No Barking After Six P.M.
Where this law is enforced: Arkansas
Dogs in Little Rock, Arkansas are banned from barking after 6 p.m., and owners can be fined if they break the rule. Good luck with that.
No Selling Your Pet's Extra Fur
Where this law is enforced: Delaware
No matter how fluffy your dog or cat is, selling their fur in Delaware is a serious offense. It counts as a class B misdemeanor if you knowingly sell any fur products of a domestic dog or cat.
The reason for this odd law is that the people selling dog and cat fur often were trading other dog and cat by-products as well. In other words, skin. That's clearly inhumane, but we don't see what the big deal is about putting a Samoyed's endless loose fur to good use. Those grooming bills don't pay themselves.

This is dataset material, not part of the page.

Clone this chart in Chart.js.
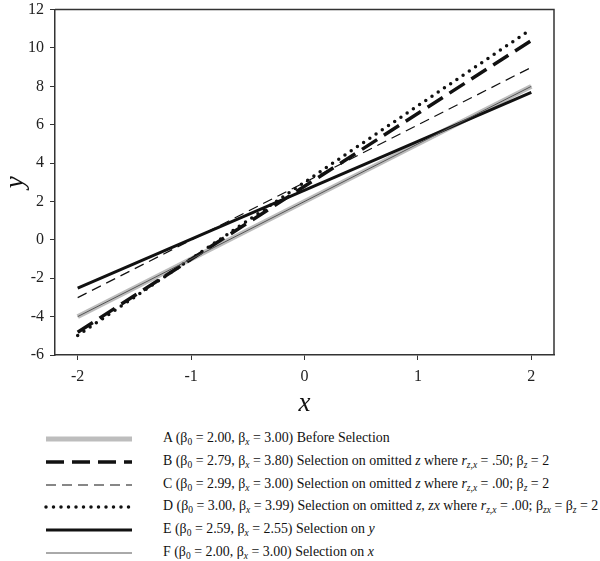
<!DOCTYPE html>
<html>
<head>
<meta charset="utf-8">
<script src="https://cdn.jsdelivr.net/npm/chart.js@4"></script>
<style>
  body { margin: 0; background: #fff; width: 600px; height: 561px; overflow: hidden; position: relative; }
  #wrap { position: absolute; left: 0; top: -6px; width: 600px; height: 426px; }
  #legend { position: absolute; left: 0; top: 429px; width: 600px; font-family: "Liberation Serif", serif; font-size: 13.9px; color: #111; }
  .row { position: absolute; left: 0; height: 20px; width: 600px; white-space: nowrap; }
  .row svg { position: absolute; left: 44px; top: 0; }
  .row span { position: absolute; left: 163px; top: 1px; }
  sub { font-size: 9.5px; vertical-align: -3px; line-height: 0; }
  i { font-style: italic; }
</style>
</head>
<body>
<div id="wrap"><canvas id="chart" width="600" height="426"></canvas></div>
<div id="legend"></div>
<script>
const xEnds = [-2, 2];
const xTicks = [-2, -1, 0, 1, 2];
const yTicks = [-6, -4, -2, 0, 2, 4, 6, 8, 10, 12];
const seriesNames = ["A", "B", "C", "D", "E", "F"];
const valuesA = [-4.00, 8.00];
const valuesB = [-4.81, 10.39];
const valuesC = [-3.01, 8.99];
const valuesD = [-4.98, 10.98];
const valuesE = [-2.51, 7.69];
const valuesF = [-4.00, 8.00];
const legendTexts = [
  "A (β<sub>0</sub> = 2.00, β<sub><i>x</i></sub> = 3.00) Before Selection",
  "B (β<sub>0</sub> = 2.79, β<sub><i>x</i></sub> = 3.80) Selection on omitted <i>z</i> where <i>r</i><sub><i>z,x</i></sub> = .50; β<sub><i>z</i></sub> = 2",
  "C (β<sub>0</sub> = 2.99, β<sub><i>x</i></sub> = 3.00) Selection on omitted <i>z</i> where <i>r</i><sub><i>z,x</i></sub> = .00; β<sub><i>z</i></sub> = 2",
  "D (β<sub>0</sub> = 3.00, β<sub><i>x</i></sub> = 3.99) Selection on omitted <i>z</i>, <i>zx</i> where <i>r</i><sub><i>z,x</i></sub> = .00; β<sub><i>zx</i></sub> = β<sub><i>z</i></sub> = 2",
  "E (β<sub>0</sub> = 2.59, β<sub><i>x</i></sub> = 2.55) Selection on <i>y</i>",
  "F (β<sub>0</sub> = 2.00, β<sub><i>x</i></sub> = 3.00) Selection on <i>x</i>"
];

// line looks, same order as seriesNames
const styles = [
  { color: "#bdbdbd", width: 5, dash: [], cap: "butt", order: 10 },
  { color: "#111", width: 3.5, dash: [18, 8], cap: "butt", order: 2 },
  { color: "#111", width: 1.2, dash: [10, 6], cap: "butt", order: 3 },
  { color: "#111", width: 3.5, dash: [0, 7.5], cap: "round", order: 1 },
  { color: "#111", width: 3, dash: [], cap: "butt", order: 4 },
  { color: "#555", width: 1, dash: [], cap: "butt", order: 0 }
];
const allValues = [valuesA, valuesB, valuesC, valuesD, valuesE, valuesF];

const datasets = seriesNames.map((name, i) => ({
  label: name,
  data: xEnds.map((x, j) => ({ x: x, y: allValues[i][j] })),
  showLine: true,
  pointRadius: 0,
  borderColor: styles[i].color,
  borderWidth: styles[i].width,
  borderDash: styles[i].dash,
  borderCapStyle: styles[i].cap,
  order: styles[i].order
}));

const boxPlugin = {
  id: "box",
  afterDraw(chart) {
    const a = chart.chartArea, c = chart.ctx;
    c.save();
    c.strokeStyle = "#333";
    c.lineWidth = 1.5;
    c.beginPath();
    c.moveTo(a.left, a.top);
    c.lineTo(a.right, a.top);
    c.lineTo(a.right, a.bottom);
    c.stroke();
    c.restore();
  }
};

const serif = "'Liberation Serif', 'Times New Roman', serif";
const tickFont = { family: serif, size: 16 };
new Chart(document.getElementById("chart"), {
  type: "scatter",
  data: { datasets: datasets },
  options: {
    responsive: false,
    animation: false,
    layout: { padding: { top: 0, right: 46, left: 0, bottom: 0 } },
    plugins: { legend: { display: false }, tooltip: { enabled: false } },
    scales: {
      x: {
        type: "linear",
        min: -2.2,
        max: 2.2,
        afterBuildTicks: s => { s.ticks = xTicks.map(v => ({ value: v })); },
        afterFit: s => { s.height = 65; },
        ticks: { font: tickFont, color: "#222", padding: 7 },
        grid: { drawOnChartArea: false, drawTicks: true, tickLength: 5, color: "#333" },
        border: { color: "#333", width: 1.5 },
        title: { display: true, text: "x", font: { family: serif, size: 27, style: "italic" }, color: "#111", padding: { top: 0, bottom: 0 } }
      },
      y: {
        min: -6,
        max: 12,
        afterBuildTicks: s => { s.ticks = yTicks.map(v => ({ value: v })); },
        afterFit: s => { s.width = 55; },
        ticks: { font: tickFont, color: "#222", padding: 6 },
        grid: { drawOnChartArea: false, drawTicks: true, tickLength: 5, color: "#333" },
        border: { color: "#333", width: 1.5 },
        title: { display: true, text: "y", font: { family: serif, size: 27, style: "italic" }, color: "#111", padding: { top: 0, bottom: 0 } }
      }
    }
  },
  plugins: [boxPlugin]
});

// legend below the chart
const legend = document.getElementById("legend");
seriesNames.forEach((name, i) => {
  const row = document.createElement("div");
  row.className = "row";
  row.style.top = (i * 22.8) + "px";
  const st = styles[i];
  const dash = st.dash.length ? st.dash.join(" ") : "none";
  row.innerHTML =
    '<svg width="92" height="20"><line x1="2" y1="10" x2="88" y2="10" stroke="' + st.color +
    '" stroke-width="' + st.width + '" stroke-dasharray="' + dash + '" stroke-linecap="' + st.cap + '"/></svg>' +
    "<span>" + legendTexts[i] + "</span>";
  legend.appendChild(row);
});
</script>
</body>
</html>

No Making Silly Faces at Dogs
Where this law is enforced: Oklahoma
In Oklahoma, don't look at a dog the wrong way, or you might get fined. Fines apply even if you pull a face at your own dog. Dogs are also forbidden from gathering privately in groups of three or more without a permit from the mayor.
What do they think is going to happen, exactly? A neighborhood dog rager? Come to think of it, that sounds like a great time. Let's plan one, just not in Oklahoma.
Cats Must Stay Away From Cemetaries
Where this law is enforced: Norfolk, Virginia
Cats are not allowed in public cemeteries in Norfolk. What's unclear is how that law is enforced. It's like the legislators who came up with it had never met a cat.
Try telling a cat to stay off the counter and let us know how it goes. Now, tell it to stay out of a cemetery filled with row upon row of big, warm, sunny rocks. Good luck.
Dogs May Not Molest Passersby
Where this law is enforced: Kentucky
If you live in Kentucky and have a dog that likes to assert their dominance on anything and everything, proceed with caution. If your dog "molests" a pedestrian or passing vehicles, you may be subject to fines.
How many times did someone get their leg humped by a chihuahua at the bus stop to inspire them to pass an entire law against it? We need to know.